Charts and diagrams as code
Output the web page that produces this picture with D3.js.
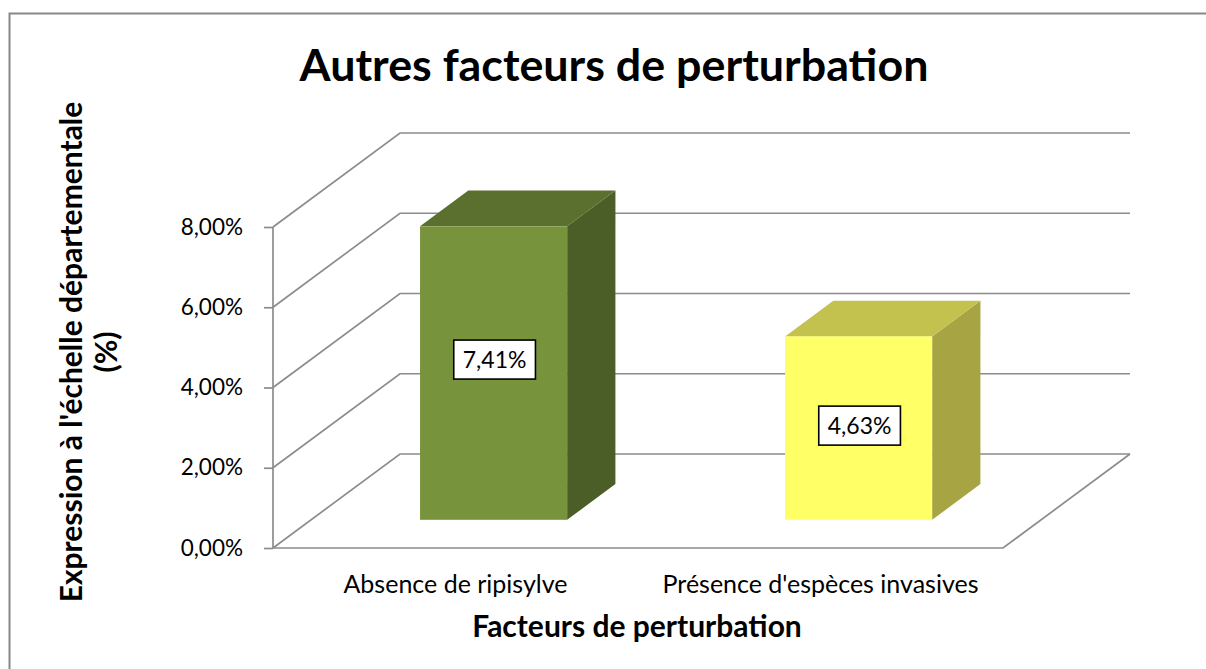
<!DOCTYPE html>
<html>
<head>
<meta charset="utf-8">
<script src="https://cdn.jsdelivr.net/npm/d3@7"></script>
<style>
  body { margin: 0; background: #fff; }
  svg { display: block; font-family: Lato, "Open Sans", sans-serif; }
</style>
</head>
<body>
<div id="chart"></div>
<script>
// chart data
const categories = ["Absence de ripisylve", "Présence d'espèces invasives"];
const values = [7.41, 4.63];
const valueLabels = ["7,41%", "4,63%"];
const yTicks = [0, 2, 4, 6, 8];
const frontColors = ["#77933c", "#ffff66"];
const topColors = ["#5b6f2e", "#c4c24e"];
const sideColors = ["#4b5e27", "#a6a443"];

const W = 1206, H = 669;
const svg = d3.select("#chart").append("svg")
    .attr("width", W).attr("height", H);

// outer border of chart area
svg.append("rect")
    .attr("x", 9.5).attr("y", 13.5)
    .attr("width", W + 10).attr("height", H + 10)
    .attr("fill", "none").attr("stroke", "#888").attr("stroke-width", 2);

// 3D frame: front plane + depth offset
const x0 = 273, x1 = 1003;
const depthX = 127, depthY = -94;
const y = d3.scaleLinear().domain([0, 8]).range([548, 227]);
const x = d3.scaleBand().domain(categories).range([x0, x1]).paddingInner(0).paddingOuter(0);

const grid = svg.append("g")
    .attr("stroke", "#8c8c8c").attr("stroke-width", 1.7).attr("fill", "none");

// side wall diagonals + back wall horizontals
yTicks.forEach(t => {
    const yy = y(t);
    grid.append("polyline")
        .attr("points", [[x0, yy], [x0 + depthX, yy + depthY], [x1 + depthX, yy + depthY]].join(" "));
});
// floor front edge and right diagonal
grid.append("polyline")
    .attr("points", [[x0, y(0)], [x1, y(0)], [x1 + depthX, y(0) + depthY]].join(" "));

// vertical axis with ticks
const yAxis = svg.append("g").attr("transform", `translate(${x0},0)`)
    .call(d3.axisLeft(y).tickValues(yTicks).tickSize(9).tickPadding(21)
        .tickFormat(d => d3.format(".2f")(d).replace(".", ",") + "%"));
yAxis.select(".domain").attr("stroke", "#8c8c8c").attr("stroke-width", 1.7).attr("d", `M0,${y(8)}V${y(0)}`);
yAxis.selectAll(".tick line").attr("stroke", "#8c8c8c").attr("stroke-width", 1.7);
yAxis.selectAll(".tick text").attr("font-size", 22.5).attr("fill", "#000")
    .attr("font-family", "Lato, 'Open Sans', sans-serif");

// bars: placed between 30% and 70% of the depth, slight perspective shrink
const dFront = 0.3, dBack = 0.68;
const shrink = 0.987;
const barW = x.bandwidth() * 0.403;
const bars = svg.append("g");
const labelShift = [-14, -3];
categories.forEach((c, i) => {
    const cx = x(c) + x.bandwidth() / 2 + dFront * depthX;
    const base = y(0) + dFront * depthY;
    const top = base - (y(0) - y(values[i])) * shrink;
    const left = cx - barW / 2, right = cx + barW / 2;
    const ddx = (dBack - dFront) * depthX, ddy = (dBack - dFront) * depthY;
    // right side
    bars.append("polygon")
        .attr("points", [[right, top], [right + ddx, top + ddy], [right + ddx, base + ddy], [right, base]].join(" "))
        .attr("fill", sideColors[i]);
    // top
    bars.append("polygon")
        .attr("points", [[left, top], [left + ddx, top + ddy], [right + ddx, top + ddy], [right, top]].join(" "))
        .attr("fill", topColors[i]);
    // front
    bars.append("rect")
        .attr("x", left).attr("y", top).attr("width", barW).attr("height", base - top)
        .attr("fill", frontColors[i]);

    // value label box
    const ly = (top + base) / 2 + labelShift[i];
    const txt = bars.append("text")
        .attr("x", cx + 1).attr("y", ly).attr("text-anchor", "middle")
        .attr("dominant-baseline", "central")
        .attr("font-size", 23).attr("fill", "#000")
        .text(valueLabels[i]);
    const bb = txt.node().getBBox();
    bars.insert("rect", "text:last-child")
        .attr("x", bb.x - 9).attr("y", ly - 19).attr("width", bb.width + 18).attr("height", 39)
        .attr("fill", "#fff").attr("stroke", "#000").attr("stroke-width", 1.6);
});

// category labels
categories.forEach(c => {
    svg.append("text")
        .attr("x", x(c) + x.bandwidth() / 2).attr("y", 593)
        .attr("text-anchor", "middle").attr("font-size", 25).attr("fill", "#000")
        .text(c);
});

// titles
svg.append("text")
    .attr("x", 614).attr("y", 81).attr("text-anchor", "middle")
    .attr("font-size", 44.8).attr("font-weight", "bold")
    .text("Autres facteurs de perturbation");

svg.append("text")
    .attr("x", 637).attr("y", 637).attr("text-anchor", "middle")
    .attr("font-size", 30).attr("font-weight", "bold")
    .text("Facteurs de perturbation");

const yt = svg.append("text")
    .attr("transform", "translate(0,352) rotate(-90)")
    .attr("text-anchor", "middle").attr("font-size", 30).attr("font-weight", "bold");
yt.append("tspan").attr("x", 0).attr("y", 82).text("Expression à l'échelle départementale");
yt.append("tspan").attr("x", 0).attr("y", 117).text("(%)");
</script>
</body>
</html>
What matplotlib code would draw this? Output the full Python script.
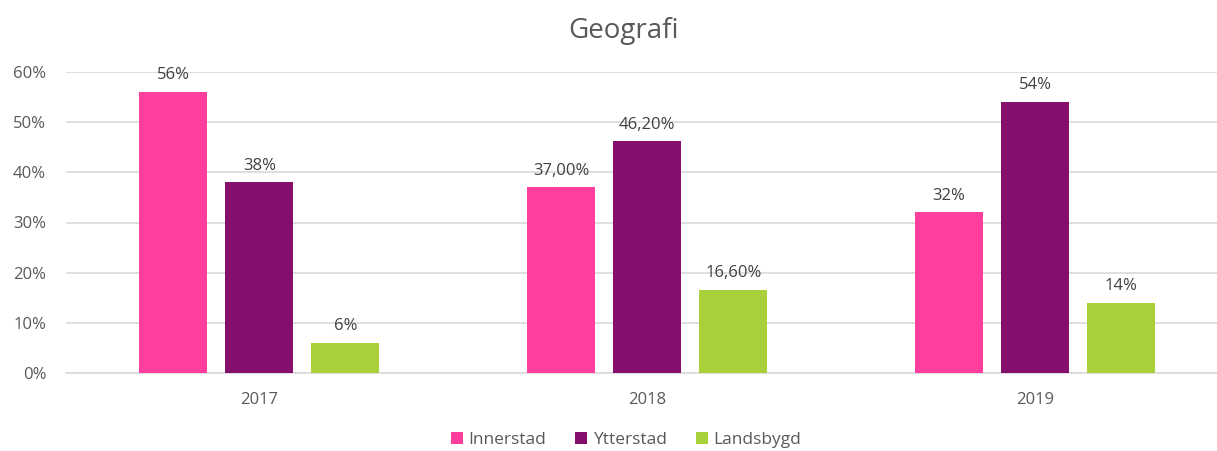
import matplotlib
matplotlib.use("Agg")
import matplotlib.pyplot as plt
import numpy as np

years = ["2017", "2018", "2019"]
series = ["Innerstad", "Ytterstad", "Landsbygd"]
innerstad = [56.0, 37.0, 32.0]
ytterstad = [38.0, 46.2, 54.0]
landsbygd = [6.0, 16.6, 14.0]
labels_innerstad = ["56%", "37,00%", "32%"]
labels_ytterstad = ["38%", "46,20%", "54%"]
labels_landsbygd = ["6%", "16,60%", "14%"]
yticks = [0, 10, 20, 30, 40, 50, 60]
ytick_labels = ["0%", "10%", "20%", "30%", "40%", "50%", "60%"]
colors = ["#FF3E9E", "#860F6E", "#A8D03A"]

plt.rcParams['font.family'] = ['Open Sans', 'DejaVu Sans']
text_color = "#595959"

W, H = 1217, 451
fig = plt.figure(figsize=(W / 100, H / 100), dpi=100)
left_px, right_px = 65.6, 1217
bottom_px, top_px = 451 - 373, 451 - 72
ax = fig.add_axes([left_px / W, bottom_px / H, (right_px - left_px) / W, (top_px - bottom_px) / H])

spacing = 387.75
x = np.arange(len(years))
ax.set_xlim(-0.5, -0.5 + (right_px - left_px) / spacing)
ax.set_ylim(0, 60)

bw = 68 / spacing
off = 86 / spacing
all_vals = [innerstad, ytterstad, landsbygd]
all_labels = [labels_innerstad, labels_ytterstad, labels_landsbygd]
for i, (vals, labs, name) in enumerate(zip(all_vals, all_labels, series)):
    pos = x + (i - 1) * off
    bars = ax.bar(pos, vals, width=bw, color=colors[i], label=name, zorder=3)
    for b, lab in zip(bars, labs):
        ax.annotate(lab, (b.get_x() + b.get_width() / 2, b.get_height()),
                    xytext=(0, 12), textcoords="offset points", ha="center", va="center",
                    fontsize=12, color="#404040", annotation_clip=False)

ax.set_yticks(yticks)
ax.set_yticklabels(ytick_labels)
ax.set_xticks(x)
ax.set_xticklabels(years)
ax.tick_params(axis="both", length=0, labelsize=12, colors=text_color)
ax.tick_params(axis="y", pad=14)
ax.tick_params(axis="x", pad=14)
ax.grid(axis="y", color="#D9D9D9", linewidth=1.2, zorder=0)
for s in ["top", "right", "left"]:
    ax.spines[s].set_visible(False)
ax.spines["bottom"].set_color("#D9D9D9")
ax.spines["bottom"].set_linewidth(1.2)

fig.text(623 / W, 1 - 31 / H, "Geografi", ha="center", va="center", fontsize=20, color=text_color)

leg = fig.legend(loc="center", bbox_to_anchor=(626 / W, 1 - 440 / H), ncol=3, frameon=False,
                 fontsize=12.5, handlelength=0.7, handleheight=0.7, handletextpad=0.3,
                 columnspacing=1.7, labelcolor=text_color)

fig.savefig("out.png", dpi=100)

[Stated goal]:
Up in the listing, locate the line with "What matplotlib code"; print it and every line after it down to the line with "import numpy as np", which is included too. Skip the pictures.

[Solution to the exercise]:
What matplotlib code would draw this? Output the full Python script.
import matplotlib
matplotlib.use("Agg")
import matplotlib.pyplot as plt
import numpy as np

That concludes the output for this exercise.